Le phénomène de plateformisation a ses conséquences : les éditeurs, privés d’une part importante du trafic sur leur sites web, deviennent rapidement le « maillon faible » dans la chaîne de valeur des médias numériques. En effet, qui dit perte de trafic dit perte de valeur aux yeux des annonceurs, entraînant la fragilisation de leur modèle économique reposant pour la grande majorité sur la publicité.

Et les régies des médias dans tout cela ? Elles sont peu à peu supplantées par celles des réseaux sociaux, qui sans les contraindre, les incitent fortement à passer par elles pour une optimisation et une intégration des formats synonymes de meilleures performances. Cela signifie néanmoins, de leur céder un pourcentage variable des recettes publicitaires. Les médias perdent donc progressivement la main sur leur audience, et sur la valeur économique qui leur est associée. Rappelons que Google et Facebook captent plus de 54% des recettes publicitaires mondiales selon les dernières estimations. La conquête de nouveaux lecteurs passe-t-elle donc nécessairement par la dépendance économique envers ces titans du digital ? Souffrant déjà du phénomène des adblockers, l’industrie des contenus en ligne peut aujourd’hui difficilement se passer de l’exposition que leur offre ces gigantesques canaux de distribution.

L’enjeu de la mesure

Une des difficultés majeures à l’ère de la plateformisation des médias est de récolter, traiter et analyser une quantité de mesures différentes provenant de plateformes différentes aux audiences différentes. Passée la première étape de récupération des données via les API des canaux de distribution, comment les analyser sans mesure commune ? Cette dispersion de la data sur des plateformes ayant souvent des définitions différentes d’un même indicateur implique de considérer la mesure de la performance autrement : moins se concentrer sur un total de vues quand on sait qu’une vue peut être comptabilisée à 3 secondes chez les uns et à 1 seconde chez les autres, et se focaliser davantage sur la couverture totale, l’interaction et le fait de toucher à chaque fois de nouveaux utilisateurs. À cela s’ajoute des rapports de mesure d’audience fournis moins régulièrement que par des instances tierces comme Médiamétrie. MinuteBuzz, le premier média européen à avoir opéré sa transformation en média 100% plateformes sociales et 100% vidéo, a suspendu son abonnement chez Médiamétrie et fonctionne désormais sans leur rapport quotidien. Le média ne raisonne donc plus en visites uniques mais en nombre de vidéos vues et en taux de complétion. Néanmoins, ce manque de standard de mesure sur toutes les plateformes complexifie les modèles d’attribution, et a donc un impact sur la monétisation.

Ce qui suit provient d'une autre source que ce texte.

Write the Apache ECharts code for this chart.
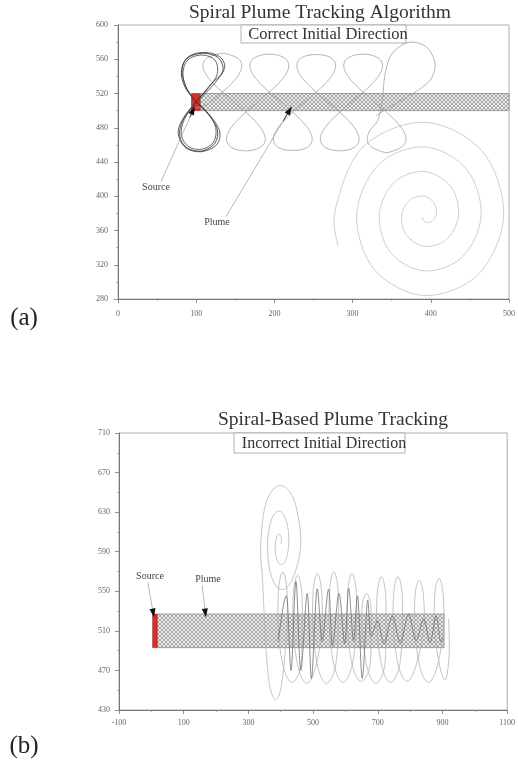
<!DOCTYPE html>
<html>
<head>
<meta charset="utf-8">
<script src="https://cdn.jsdelivr.net/npm/echarts@6/dist/echarts.min.js"></script>
<style>
  html, body { margin: 0; padding: 0; background: #fff; }
  #chart { width: 518px; height: 766px; }
</style>
</head>
<body>
<div id="chart"></div>
<script>
// ---------- Panel (a): correct initial direction ----------
const aXRange = [0, 500];
const aYRange = [280, 600];
const aPlumeX = [105, 500];
const aPlumeY = [500, 520];
const aSourceX = [94, 105];

// figure-eight passes made right at the source
const aSourceLoopPass1 = [[100,510],[116,495],[127,478],[124,462],[108,453],[89,456],[79,470],[83,489],[100,510],[118,530],[134,546],[128,562],[108,567],[88,561],[81,545],[86,527],[100,510]];
const aSourceLoopPass2 = [[100,510],[118,494],[130,476],[126,460],[106,452],[86,457],[77,474],[84,492],[100,510],[120,528],[136,549],[130,563],[110,568],[90,563],[82,548],[87,528],[100,510]];
const aSourceLoopPass3 = [[100,510],[115,497],[125,480],[122,463],[107,455],[90,458],[81,472],[85,490],[100,510],[116,527],[127,543],[124,559],[107,565],[89,559],[83,543],[88,525],[100,510]];

// casting loops travelling up the plume
const aCastingPath = [
  [98,503],[108,505],
  [118.5,510],[132.6,520.9],[144.9,531.4],[153.7,541.1],[158,549.6],[157.4,556.6],[152.4,561.7],[143.9,564.9],
  [133.5,567],[123.1,564.9],[114.6,561.7],[109.6,556.6],[109,549.6],[113.3,541.1],[122.1,531.4],[134.4,520.9],
  [148.5,510],[162.6,498.9],[174.9,488.2],[183.7,478.3],[188,469.7],[187.4,462.6],[182.4,457.3],[173.9,454.1],
  [163.5,453],[153.1,454.1],[144.6,457.3],[139.6,462.6],[139,469.7],[143.3,478.3],[152.1,488.2],[164.4,498.9],
  [178.5,510],[192.6,520.9],[204.9,531.4],[213.7,541.1],[218,549.6],[217.4,556.6],[212.4,561.7],[203.9,564.9],
  [193.5,566],[183.1,564.9],[174.6,561.7],[169.6,556.6],[169,549.6],[173.3,541.1],[182.1,531.4],[194.4,520.9],
  [208.5,510],[222.6,498.9],[234.9,488.2],[243.7,478.3],[248,469.7],[247.4,462.6],[242.4,457.3],[233.9,454.3],
  [223.5,453.5],[213.1,454.3],[204.6,457.3],[199.6,462.6],[199,469.7],[203.3,478.3],[212.1,488.2],[224.4,498.9],
  [238.5,510],[252.6,520.9],[264.9,531.4],[273.7,541.1],[278,549.6],[277.4,556.6],[272.4,561.7],[263.9,564.6],
  [253.5,565.5],[243.1,564.6],[234.6,561.7],[229.6,556.6],[229,549.6],[233.3,541.1],[242.1,531.4],[254.4,520.9],
  [268.5,510],[282.6,498.9],[294.9,488.2],[303.7,478.3],[308,469.7],[307.4,462.6],[302.4,457.3],[293.9,454.1],
  [283.5,453],[273.1,454.1],[264.6,457.3],[259.6,462.6],[259,469.7],[263.3,478.3],[272.1,488.2],[284.4,498.9],
  [298.5,510],[312.6,520.9],[324.9,531.4],[333.7,541.1],[338,549.6],[337.4,556.6],[332.4,561.7],[323.9,564.9],
  [313.5,566],[303.1,564.9],[294.6,561.7],[289.6,556.6],[289,549.6],[293.3,541.1],[302.1,531.4],[314.4,520.9],
  [328.5,510],[342.6,498.9],[354.9,488.2],[363.7,478.3],[368,469.7],[367.4,462.6],[362.4,457.3],[353.9,453.5],
  [343.5,451],[333.1,453.5],[324.6,457.3],[319.6,462.6],[319,469.7],[323.3,478.3],[332.1,488.2],
  [336,502],[339,520],[341,540],[348,563],[362,576],[378,580],[396,573],[405.5,555],[401,538],[390,528],
  [370,516],[342,501],[330,494]
];

// expanding search spiral
const aSpiralSearch = [
  [389.2,375.2],[392,370.4],[399.9,370.1],[406.8,378],[405,391],[392,400],[373.9,396.1],[362.8,378],
  [368.8,354.8],[392,341.6],[420.3,349.7],[435.6,378],[425.4,411.4],[392,428.8],[353.5,416.5],[334,378],
  [348.4,334.4],[392,312.8],[440.6,329.4],[464.4,378],[445.7,431.7],[392,457.6],[333.2,436.8],[305.2,378],
  [328.1,314.1],[392,284],[461,309],[493.2,378],[466.1,452.1],[392,486.4],[312.8,457.2],[278,385],[281,342]
];

// ---------- Panel (b): incorrect initial direction ----------
const bXRange = [-100, 1100];
const bYRange = [430, 710];
const bPlumeX = [18, 905];
const bPlumeY = [493, 527];
const bSourceX = [4, 18];

const bSpiralSearch = [
  [401,598],[402.2,602.2],[398,607],[389.5,606.5],[383,598],[385.3,585.3],[398,577],[415,581],
  [425,598],[419.2,619.2],[398,631],[372.5,623.5],[359,598],[368.3,568.3],[398,552],[434.8,561.2],
  [462,598],[441.8,641.8],[398,657],[355.6,640.4],[338,598],[344,560],[350,520],[355,488],
  [365,456],[381,441],[397,447],[409,472],[416,498]
];

const bCastingLoops = [
  [416,498],
  [420,512],[418.9,552.7],[406.2,569.6],[393.6,552.7],[392.5,512],[407.8,473.8],[434.7,458],[461.7,473.8],
  [466,512],[464.9,550.3],[452.2,566.2],[439.6,550.3],[438.5,512],[453.8,473.1],[480.7,457],[507.7,473.1],
  [527,512],[525.9,551.5],[513.2,567.9],[500.6,551.5],[499.5,512],[514.8,473.1],[541.7,457],[568.7,473.1],
  [578,512],[576.9,552.7],[564.2,569.6],[551.6,552.7],[550.5,512],[565.8,473.8],[592.7,458],[619.7,473.8],
  [634,512],[632.9,551.5],[620.2,567.9],[607.6,551.5],[606.5,512],[621.8,474.5],[648.7,459],[675.7,474.5],
  [679,512],[677.9,537.2],[665.2,547.7],[652.6,537.2],[651.5,512],[666.8,473.1],[693.7,457],[720.7,473.1],
  [725,512],[723.9,549.1],[711.2,564.5],[698.6,549.1],[697.5,512],[712.8,473.8],[739.7,458],[766.7,473.8],
  [776,512],[774.9,549.1],[762.2,564.5],[749.6,549.1],[748.5,512],[763.8,474.5],[790.7,459],[817.7,474.5],
  [842,512],[840.9,546.8],[828.2,561.2],[815.6,546.8],[814.5,512],[829.8,473.8],[856.7,458],[883.7,473.8],
  [903,512],[901.9,548],[889.2,562.9],[876.6,548],[875.5,512],[890.8,475.2],[910,461],[921,488],[919,522]
];

// straight surges while inside the plume
const bPlumeSurges = [
  [392,500],[418,545],[432,470],[447,560],[462,470],[482,548],[495,462],[512,552],[528,500],[548,552],
  [560,495],[580,548],[598,497],[610,553],[625,500],[638,545],[652,462],[668,540],[678,505],[700,520],
  [720,497],[745,525],[770,498],[795,527],[818,500],[842,522],[862,498],[880,525],[893,500],[902,503]
];

// annotation arrows: [label end, tip]
const aArrows = [[[55, 417], [96, 500.5]], [[138, 376], [219.5, 500.5]]];
const bArrows = [[[-11, 559], [6, 528]], [[157, 556], [167, 528]]];

// ---------- drawing ----------
const SERIF = '"Liberation Serif", "DejaVu Serif", serif';

function hatch() {
  const c = document.createElement('canvas');
  c.width = 4; c.height = 4;
  const g = c.getContext('2d');
  g.fillStyle = '#ebebeb';
  g.fillRect(0, 0, 4, 4);
  g.fillStyle = '#a8a8a8';
  for (let i = 0; i < 4; i++) {
    g.fillRect(i, i, 1, 1);
    g.fillRect(3 - i, i, 1, 1);
  }
  return c;
}
const hatchFill = { image: hatch(), repeat: 'repeat' };

function valueAxis(grid, range, interval, margin) {
  return {
    type: 'value', gridIndex: grid, min: range[0], max: range[1], interval: interval,
    axisLine: { show: true, onZero: false, lineStyle: { color: '#777', width: 1 } },
    axisTick: { show: true, length: 4, lineStyle: { color: '#777', width: 0.8 } },
    minorTick: { show: true, splitNumber: 2, length: 2, lineStyle: { color: '#888', width: 0.6 } },
    splitLine: { show: false },
    axisLabel: { fontFamily: SERIF, fontSize: 8, color: '#666', margin: margin, formatter: v => String(v) }
  };
}

// smooth trajectory: a Catmull-Rom segment between consecutive recorded positions
function curve(points, xi, color, width, z) {
  const n = points.length;
  return {
    type: 'custom', xAxisIndex: xi, yAxisIndex: xi, data: points, z: z || 3,
    silent: true, clip: true,
    encode: { x: 0, y: 1 },
    renderItem: function (params, api) {
      const i = params.dataIndex;
      if (i >= n - 1) return null;
      const p0 = api.coord(points[Math.max(i - 1, 0)]);
      const p1 = api.coord(points[i]);
      const p2 = api.coord(points[i + 1]);
      const p3 = api.coord(points[Math.min(i + 2, n - 1)]);
      return {
        type: 'bezierCurve',
        shape: {
          x1: p1[0], y1: p1[1], x2: p2[0], y2: p2[1],
          cpx1: p1[0] + (p2[0] - p0[0]) / 6, cpy1: p1[1] + (p2[1] - p0[1]) / 6,
          cpx2: p2[0] - (p3[0] - p1[0]) / 6, cpy2: p2[1] - (p3[1] - p1[1]) / 6
        },
        style: { stroke: color, lineWidth: width, fill: 'none' }
      };
    }
  };
}

function plumeSeries(xi, plumeX, plumeY, srcX, arrows) {
  const lineItems = [];
  arrows.forEach(a => {
    lineItems.push([{ coord: a[0] }, { coord: a[1] }]);
    // short dark stub carrying the arrowhead
    const f = 0.9;
    const s = [a[0][0] + (a[1][0] - a[0][0]) * f, a[0][1] + (a[1][1] - a[0][1]) * f];
    lineItems.push([
      { coord: s, lineStyle: { color: '#111', width: 0.8 } },
      { coord: a[1], symbol: 'triangle', symbolSize: [6, 9] }
    ]);
  });
  return {
    type: 'line', xAxisIndex: xi, yAxisIndex: xi, data: [], z: 1, silent: true,
    markArea: {
      silent: true,
      data: [
        [{ coord: [plumeX[0], plumeY[0]], itemStyle: { color: hatchFill, borderColor: '#8c8c8c', borderWidth: 0.8 } },
         { coord: [plumeX[1], plumeY[1]] }],
        [{ coord: [srcX[0], plumeY[0]], itemStyle: { color: '#d8302c', borderColor: '#a82020', borderWidth: 0.6 } },
         { coord: [srcX[1], plumeY[1]] }]
      ]
    },
    markLine: {
      silent: true, symbol: ['none', 'none'],
      label: { show: false },
      lineStyle: { color: '#8a8a8a', width: 0.6, type: 'solid' },
      data: lineItems
    }
  };
}

function label(text, x, y, size, color, z) {
  return { type: 'text', x: x, y: y, z: z || 10,
    style: { text: text, font: size + 'px ' + SERIF, fill: color, textAlign: 'center', textVerticalAlign: 'middle' } };
}

const chart = echarts.init(document.getElementById('chart'), null, { renderer: 'canvas' });

chart.setOption({
  animation: false,
  backgroundColor: '#fff',
  grid: [
    { left: 118, top: 25, width: 393, height: 274, show: true, borderColor: '#999', borderWidth: 0.8, containLabel: false },
    { left: 119, top: 433, width: 393, height: 277, show: true, borderColor: '#999', borderWidth: 0.8, containLabel: false }
  ],
  xAxis: [
    valueAxis(0, aXRange, 100, 11),
    valueAxis(1, bXRange, 200, 9)
  ],
  yAxis: [
    valueAxis(0, aYRange, 40, 10),
    valueAxis(1, bYRange, 40, 9)
  ],
  series: [
    plumeSeries(0, aPlumeX, aPlumeY, aSourceX, aArrows),
    curve(aSpiralSearch, 0, '#b9b9b9', 0.7),
    curve(aCastingPath, 0, '#9c9c9c', 0.75),
    curve(aSourceLoopPass1, 0, '#2a2a2a', 0.8, 4),
    curve(aSourceLoopPass2, 0, '#3a3a3a', 0.8, 4),
    curve(aSourceLoopPass3, 0, '#444', 0.8, 4),

    plumeSeries(1, bPlumeX, bPlumeY, bSourceX, bArrows),
    curve(bSpiralSearch, 1, '#adadad', 0.7),
    curve(bCastingLoops, 1, '#ababab', 0.7),
    curve(bPlumeSurges, 1, '#6e6e6e', 0.8, 4)
  ],
  graphic: [
    label('Spiral Plume Tracking Algorithm', 320, 13, 19.5, '#333'),
    { type: 'rect', shape: { x: 241, y: 25, width: 165, height: 18 }, style: { fill: '#fff', stroke: '#a0a0a0', lineWidth: 0.8 }, z: 50 },
    label('Correct Initial Direction', 328, 34.5, 16.5, '#333', 51),
    label('Source', 156, 187, 10, '#444'),
    label('Plume', 217, 222, 10, '#444'),
    label('(a)', 24, 318, 25, '#222'),

    label('Spiral-Based Plume Tracking', 333, 420, 19.5, '#333'),
    { type: 'rect', shape: { x: 234, y: 433, width: 171, height: 20 }, style: { fill: '#fff', stroke: '#a0a0a0', lineWidth: 0.8 }, z: 50 },
    label('Incorrect Initial Direction', 324, 443.5, 16, '#333', 51),
    label('Source', 150, 576, 10, '#444'),
    label('Plume', 208, 579, 10, '#444'),
    label('(b)', 24, 746, 25, '#222')
  ]
});
</script>
</body>
</html>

La plateformisation des contenus, un phénomène ne pouvant plus être ignoré

Certes, l’adaptation à cette perte de contrôle sera douloureuse pour les entreprises qui ne repenseront pas rapidement leur business model dans le sens d’une distribution multi- plateformes. Mais comme lors de toute transformation de l’industrie, un temps de latence est nécessaire pour définir clairement les règles du jeu, notamment en termes de mesure, d’attribution et de monétisation. Enfin, toute transition de l’industrie offre des opportunités à saisir. Les médias pourront miser sur les options de ciblage toujours plus fines offertes par leurs hébergeurs pour augmenter leur notoriété, repenser une stratégie de contenu adaptée à chacune des plateformes, et redéfinir le rôle de leur site web, avant d’obtenir des réponses aux nombreuses questions qui se posent. D’ici là, l’Internet ne cessera pas de changer de visage.